Mamba-SEUNet: Mamba UNet for Monaural Speech Enhancement
This addresses the problem of high computational complexity in speech enhancement for practical deployment, though it appears incremental as it adapts existing models to a new domain.
The paper tackled speech enhancement by integrating Mamba, a state-space model, with U-Net to overcome the quadratic complexity limitations of transformers, achieving a PESQ score of 3.59 on the VCTK+DEMAND dataset and 3.73 with an additional technique.
In recent speech enhancement (SE) research, transformer and its variants have emerged as the predominant methodologies. However, the quadratic complexity of the self-attention mechanism imposes certain limitations on practical deployment. Mamba, as a novel state-space model (SSM), has gained widespread application in natural language processing and computer vision due to its strong capabilities in modeling long sequences and relatively low computational complexity. In this work, we introduce Mamba-SEUNet, an innovative architecture that integrates Mamba with U-Net for SE tasks.
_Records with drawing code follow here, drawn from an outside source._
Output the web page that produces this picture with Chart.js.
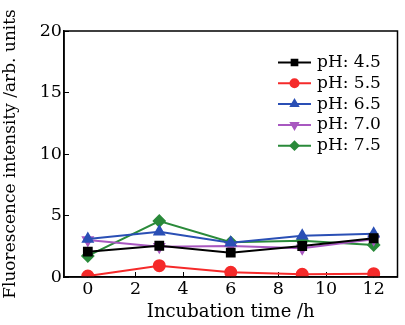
<!DOCTYPE html>
<html><head><meta charset="utf-8">
<script src="https://cdn.jsdelivr.net/npm/chart.js@4"></script>
<style>html,body{margin:0;padding:0;background:#fff}#w{width:405px;height:325px}</style>
</head><body><div id="w"><canvas id="c"></canvas></div>
<script>
const times = [0, 3, 6, 9, 12];
const seriesNames = ['pH: 4.5', 'pH: 5.5', 'pH: 6.5', 'pH: 7.0', 'pH: 7.5'];
const ph45 = [2.06, 2.54, 1.98, 2.52, 3.15];
const ph55 = [0.08, 0.92, 0.38, 0.22, 0.27];
const ph65 = [3.09, 3.68, 2.79, 3.36, 3.52];
const ph70 = [3.0, 2.46, 2.52, 2.33, 3.07];
const ph75 = [1.71, 4.55, 2.82, 2.95, 2.6];
const xTicks = [0, 2, 4, 6, 8, 10, 12];
const yTicks = [0, 5, 10, 15, 20];

const colors = ['#000000', '#f52a2a', '#2a4fb5', '#a858c0', '#2a8a3a'];
const styles = ['rect', 'circle', 'triangle', 'triangle', 'rectRot'];
const rots = [0, 0, 0, 180, 0];
const values = [ph45, ph55, ph65, ph70, ph75];
const FONT = '"DejaVu Serif", "Liberation Serif", serif';

const datasets = values.map((v, i) => ({
  label: seriesNames[i],
  data: times.map((t, j) => ({x: t, y: v[j]})),
  borderColor: colors[i], backgroundColor: colors[i],
  borderWidth: 2, pointStyle: styles[i], rotation: rots[i],
  pointRadius: 5.5, pointHoverRadius: 5.5
}));

const legendPlugin = {
  id: 'customLegend',
  afterDraw(chart) {
    const ctx = chart.ctx;
    const x0 = 278, x1 = 311, tx = 317;
    let y = 62.5;
    ctx.save();
    chart.data.datasets.forEach((ds, i) => {
      ctx.strokeStyle = ds.borderColor; ctx.lineWidth = 2;
      ctx.beginPath(); ctx.moveTo(x0, y); ctx.lineTo(x1, y); ctx.stroke();
      ctx.fillStyle = ds.backgroundColor;
      Chart.helpers.drawPoint(ctx, {pointStyle: ds.pointStyle, rotation: ds.rotation, radius: 4, borderWidth: 1}, (x0 + x1) / 2, y);
      ctx.fillStyle = '#000'; ctx.font = '17px ' + FONT;
      ctx.textBaseline = 'middle'; ctx.textAlign = 'left';
      ctx.fillText(ds.label, tx, y);
      y += 20.8;
    });
    ctx.restore();
  }
};

const frame = {
  id: 'frame',
  afterDraw(chart) {
    const a = chart.chartArea, ctx = chart.ctx;
    ctx.save(); ctx.strokeStyle = '#000'; ctx.lineWidth = 1.5;
    ctx.strokeRect(a.left, a.top, a.right - a.left, a.bottom - a.top);
    ctx.restore();
  }
};

new Chart(document.getElementById('c'), {
  type: 'line',
  data: {datasets},
  options: {
    responsive: true, maintainAspectRatio: false, animation: false,
    layout: {padding: {top: 31, right: 5, bottom: 0, left: 0}},
    plugins: {legend: {display: false}, tooltip: {enabled: false}},
    scales: {
      x: {
        type: 'linear', min: -1, max: 13,
        afterBuildTicks: s => { s.ticks = xTicks.map(v => ({value: v})); },
        afterFit: s => { s.height = 48; },
        grid: {display: true, drawOnChartArea: false, tickLength: -5, color: '#000', tickWidth: 1},
        border: {display: true, color: '#000', width: 1.5},
        ticks: {color: '#000', font: {family: FONT, size: 17.5}, padding: 7},
        title: {display: true, text: 'Incubation time /h', color: '#000', font: {family: FONT, size: 18}, padding: {top: 0, bottom: 2}}
      },
      y: {
        min: 0, max: 20,
        afterBuildTicks: s => { s.ticks = yTicks.map(v => ({value: v})); },
        afterFit: s => { s.width = 64; },
        grid: {display: true, drawOnChartArea: false, tickLength: -5, color: '#000', tickWidth: 1},
        border: {display: true, color: '#000', width: 1.5},
        ticks: {color: '#000', font: {family: FONT, size: 17.5}, padding: 7},
        title: {display: true, text: 'Fluorescence intensity /arb. units', color: '#000', font: {family: FONT, size: 17}, padding: {top: 0, bottom: 0}}
      }
    }
  },
  plugins: [legendPlugin, frame]
});
</script></body></html>
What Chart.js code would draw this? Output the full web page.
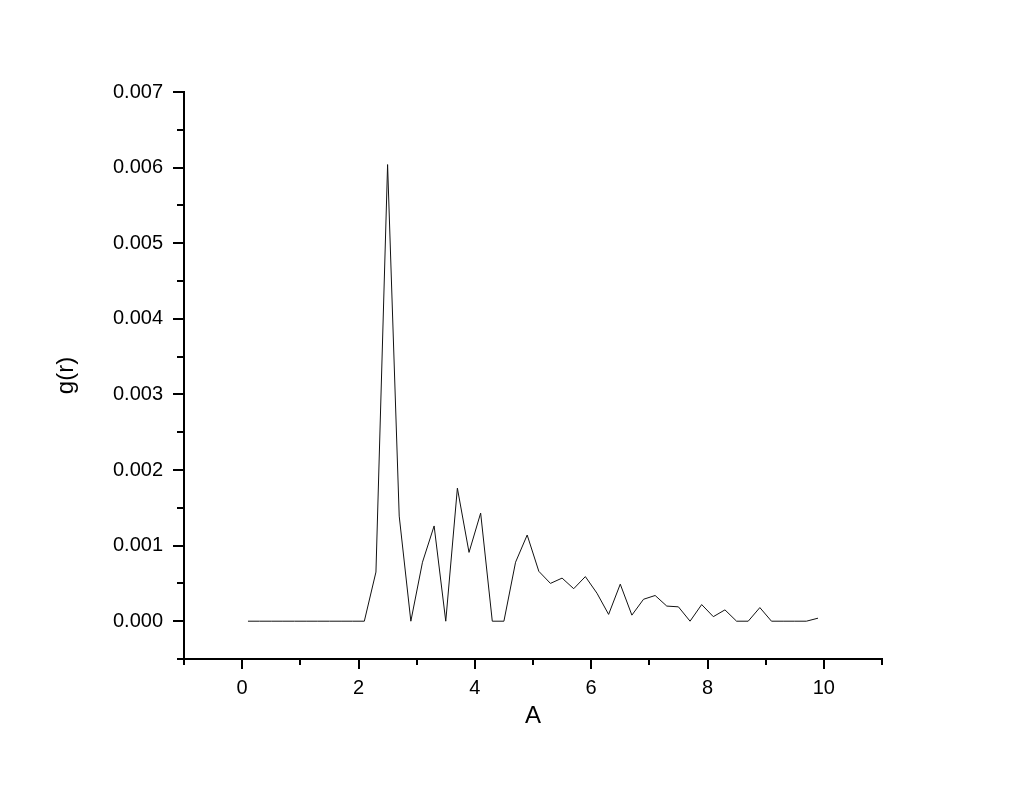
<!DOCTYPE html>
<html>
<head>
<meta charset="utf-8">
<script src="https://cdn.jsdelivr.net/npm/chart.js@4/dist/chart.umd.min.js"></script>
<style>
  html, body { margin: 0; padding: 0; background: #fff; }
  #wrap { width: 1024px; height: 791px; }
</style>
</head>
<body>
<div id="wrap"><canvas id="c" width="1024" height="791"></canvas></div>
<script>
// Data
const rValues = [0.1,0.3,0.5,0.7,0.9,1.1,1.3,1.5,1.7,1.9,2.1,2.3,2.5,2.7,2.9,3.1,3.3,3.5,3.7,3.9,
                 4.1,4.3,4.5,4.7,4.9,5.1,5.3,5.5,5.7,5.9,6.1,6.3,6.5,6.7,6.9,7.1,7.3,7.5,7.7,7.9,
                 8.1,8.3,8.5,8.7,8.9,9.1,9.3,9.5,9.7,9.9];
const gValues = [0,0,0,0,0,0,0,0,0,0,0,0.00065,0.00604,0.00139,0,0.00078,0.00126,0,0.00176,0.00091,
                 0.00143,0,0,0.00078,0.00114,0.00066,0.00050,0.00057,0.00043,0.00059,0.00037,0.00009,0.00049,0.00008,0.00029,0.00034,0.00020,0.00019,0,0.00022,
                 0.00006,0.00015,0,0,0.00018,0,0,0,0,0.00004];
const xTickLabels = ['0','2','4','6','8','10'];
const yTickLabels = ['0.000','0.001','0.002','0.003','0.004','0.005','0.006','0.007'];
const xTitle = 'A';
const yTitle = 'g(r)';

const points = rValues.map((r, i) => ({ x: r, y: gValues[i] }));

const FONT = "'Liberation Sans', Arial, sans-serif";

const tickMarks = {
  id: 'tickMarks',
  afterDraw(chart) {
    const ctx = chart.ctx;
    const xs = chart.scales.x, ys = chart.scales.y;
    const area = chart.chartArea;
    ctx.save();
    ctx.strokeStyle = '#000';
    ctx.lineWidth = 2;
    ctx.lineCap = 'butt';
    xs.ticks.forEach(t => {
      const px = Math.round(xs.getPixelForValue(t.value));
      const major = Math.abs(Math.round(t.value)) % 2 === 0;
      const len = major ? 10 : 6;
      ctx.beginPath();
      ctx.moveTo(px, area.bottom);
      ctx.lineTo(px, area.bottom + len);
      ctx.stroke();
    });
    ys.ticks.forEach(t => {
      const py = Math.round(ys.getPixelForValue(t.value));
      const k = Math.round(t.value * 10000);
      const major = k % 10 === 0;
      const len = major ? 11 : 7;
      ctx.beginPath();
      ctx.moveTo(area.left, py);
      ctx.lineTo(area.left - len, py);
      ctx.stroke();
    });
    ctx.restore();
  }
};

new Chart(document.getElementById('c'), {
  type: 'line',
  data: {
    datasets: [{
      data: points,
      borderColor: '#111',
      borderWidth: 1,
      pointRadius: 0,
      tension: 0,
      fill: false
    }]
  },
  options: {
    responsive: false,
    animation: false,
    events: [],
    layout: { padding: { left: 0, right: 142, top: 92, bottom: 0 } },
    plugins: { legend: { display: false }, tooltip: { enabled: false } },
    scales: {
      x: {
        type: 'linear',
        min: -1, max: 11,
        afterFit(s) { s.height = 132; },
        grid: { display: false },
        border: { display: true, color: '#000', width: 2 },
        ticks: {
          stepSize: 1,
          autoSkip: false,
          maxRotation: 0,
          padding: 9,
          color: '#000',
          font: { family: FONT, size: 20 },
          callback(v) {
            const k = Math.round(v);
            if (k % 2 === 0 && k >= 0 && k <= 10) return xTickLabels[k / 2];
            return '';
          }
        },
        title: {
          display: true, text: xTitle, color: '#000',
          font: { family: FONT, size: 24 },
          padding: { top: 0, bottom: 60 }
        }
      },
      y: {
        type: 'linear',
        min: -0.0005, max: 0.007,
        afterFit(s) { s.width = 184; },
        grid: { display: false },
        border: { display: true, color: '#000', width: 2 },
        ticks: {
          stepSize: 0.0005,
          autoSkip: false,
          padding: 13,
          color: '#000',
          font: { family: FONT, size: 20 },
          callback(v) {
            const k = Math.round(v * 10000);
            if (k % 10 === 0 && k >= 0) return yTickLabels[k / 10];
            return '';
          }
        },
        title: {
          display: true, text: yTitle, color: '#000',
          font: { family: FONT, size: 24 },
          padding: { top: 52, bottom: 0 }
        }
      }
    }
  },
  plugins: [tickMarks]
});
</script>
</body>
</html>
By leveraging bidirectional Mamba to model forward and backward dependencies of speech signals at different resolutions, and incorporating skip connections to capture multi-scale information, our approach achieves state-of-the-art (SOTA) performance. Experimental results on the VCTK+DEMAND dataset indicate that Mamba-SEUNet attains a PESQ score of 3.59, while maintaining low computational complexity. When combined with the Perceptual Contrast Stretching technique, Mamba-SEUNet further improves the PESQ score to 3.73.